Thomasina also videotaped a dour woman who, on request, bent over and slapped her own bare rear end repeatedly. Her buttocks were already quite red, so evidently she had been spanking herself for much of the convention. Her hands beat out a staccato rhythm, and her face remained locked in a slight frown. "I don't know what she's doing," Thomasina says. "I saw her doing that, and ran over to videotape her." Thinking about this for a moment, Thomasina grins, then adds, "If I knew you could make a living doing that, I might have had a very different career."

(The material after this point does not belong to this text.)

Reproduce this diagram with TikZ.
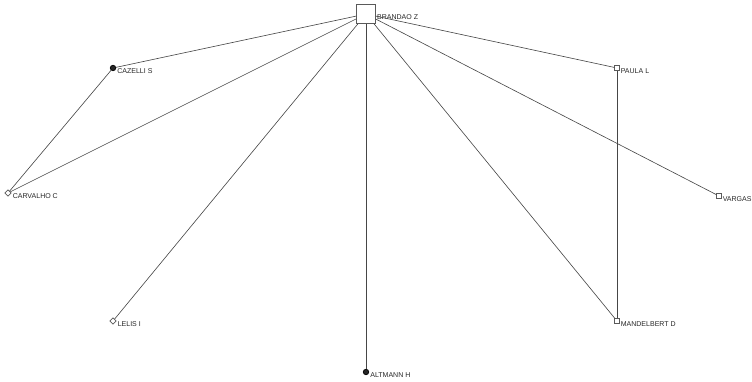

While this comment might seem entirely appropriate for the Thomasina of the television show, it is surprisingly out of character for the real-world Thomasina, who often betrays a noticeable discomfiture with the more graphic elements of the adult-entertainment world. For example, Thomasina demonstrates the way she used to walk through Sexworld, passing banks of television sets displaying loops of hardcore pornography. She would hold her hands up to the sides of her face, shielding her eyes. "Sex is wonderful," she says. "Without sex, none of us would be here. But I don't want to look at that."
Similarly, although Thomasina dresses up as Fifties pinup fave Bettie Page in one Thomasina.com episode, she displays less nudity in a half-hour than the original Page generally would in 25 seconds, the approximate amount of time it must have taken her to snap off her bikini for her photographers. Her word of choice, burlesque, seems apt. For someone affiliated with Sexworld, which provides uninterrupted access to alarmingly graphic material, the sexuality of Thomasina's various endeavors has a wistful, oldfangled feel to it, as though she were reproducing old stag videos of fan dancers cheerfully teasing balding men in gray flannel suits at go-go clubs.
Appropriately, Thomasina herself worked as a go-go dancer for several years after college. It's a strange-sounding word now, go-go dancer, calling to mind visions of girls in bikinis and vinyl boots dancing the watusi to instrumental R&B numbers with names like "Let Me Play Wit' Yo' Poodle." It is hard to imagine that in the age of pay-per-view television and lap dances it is still possible for go-go dancers to find work. The survival of that curious craft relies on cities that have legislated against nudity in clubs that serve alcohol. As a result, a handful of clubs feature women dancing in bikinis, like some American Pictures beach movie, but with a stage and pole replacing the beach and bonfire. And so a circuit of sorts does exist, and, after some initial uncertainty, Thomasina joined it.
"I had a lot of friends in college who were dancers," she says. "They would always ask me if I wanted to work with them, and I always said no. But then I had a financial crisis."
Facing possible eviction, Thomasina called one of her friends and "begged her to set up a job for me," Thomasina says. "It took about half an hour to convince her I was serious." Thomasina rode a Greyhound bus to Fond du Lac, Wisconsin. "I froze at the door to the club," she says. "I told my friend, 'I can't do it.'"
"Sleep on it," her friend responded, and they retired to a hotel. The next day, Thomasina climbed up on the stage of the club and danced for a while but could not bring herself to take her clothes off. "My friend crossed to the bar, poured me a shot of alcohol, and watched as I drank it. 'Good,' she said. 'Now strip.'"
Thomasina placed every keepsake from the Fond du Lac experience in an envelope--check stubs, hotel receipts, and her bus ticket--intending to destroy them when she returned to Minneapolis. "Somehow, I couldn't throw the envelope away," she says.